Still, he notes that as investors in the corporate bond market are predominantly institutional investors, in the event of default by the bond issuers, they would be able to pursue various options to preserve their investments through negotiations such as rescheduling or restructuring, or rigorously pursuing their contractual rights and priority of claims against the issuer.

Default rates in the corporate bond market have declined significantly in the last 20 years, from 9.4% after the Asian financial crisis to below 1% in the last year.

Meanwhile, given the prevailing uncertainty, the commission anticipates some initial public offerings may be delayed this year as companies need to relook at their capital requirements and business strategies, says Syed Zaid.

There were 30 new listings last year — the most since 2006. Of these, four were on the Main Market, 11 on the ACE Market and the remaining 15 were on the LEAP Market. The total amount of funds raised from these new listings last year was RM2.02 billion.

On whether more punitive measures for independent directors will be imposed in order to protect minority shareholders’ rights, the SC spokesman says the current punishments for directors, both independent and non-independent, as prescribed by the Capital Market and Services Act 2007 (CMSA), are adequate.

“Malaysia already has laws, regulations and guidelines in place, governing the conduct of directors, both independent and non-independent. These are provided in the CMSA, Companies Act 2016 and Bursa Listing Rules. We also have the Malaysian Code of Corporate Governance to steer boards in leading their companies according to good CG practices,” he says.

“For criminal enforcement actions, the sentences imposed against the accused persons are at the discretion of the courts.

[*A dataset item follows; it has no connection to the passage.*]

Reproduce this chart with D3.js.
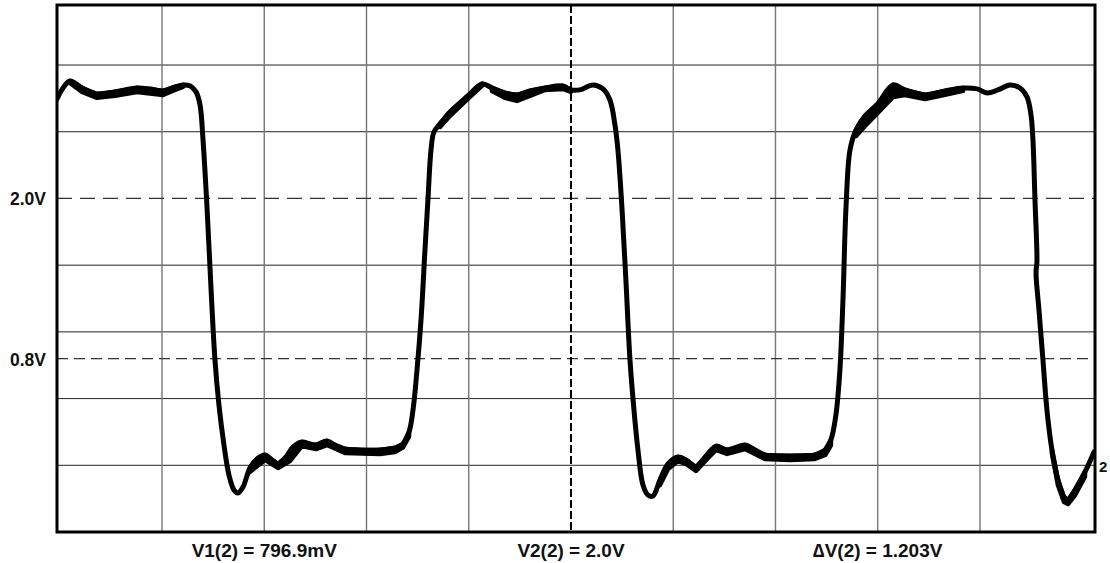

“In the eyes of the law, the core duties and obligations of independent and non-independent directors, as directors, are one and the same. All directors are expected to exercise their duties and responsibilities in good faith and owe a fiduciary duty to the company and act in the best interests of the company, as opposed to their personal interests, should such a conflict arise.

“When investigating any questionable transactions, the SC takes into consideration all facts and evidence related to the potential or alleged issue, the prevailing circumstances and the public interest element. We apply proportional enforcement outcomes that are commensurate with any breach committed,” the spokesman adds.

According to the SC Annual Report 2019, the commission reviewed 26 cases relating to possible violations of securities regulations last year. The largest portion of these cases was related to market manipulation and securities fraud.

Meanwhile, the portion of insider trading investigations continued its yearly decrease, marking an overall significant reduction in insider trading investigations since 2014.

On another matter, the SC dismissed claims suggesting that the Audit Oversight Board’s (AOB) sanctions have been mostly against small and medium-sized audit firms.

The spokesman says enforcement actions by the AOB are taken against firms and individual auditors based on the level of severity and impact of the inspection findings arising from its regular inspection programme. “The AOB does not differentiate between firms in any way, and certainly not in terms of size, for its enforcement actions.”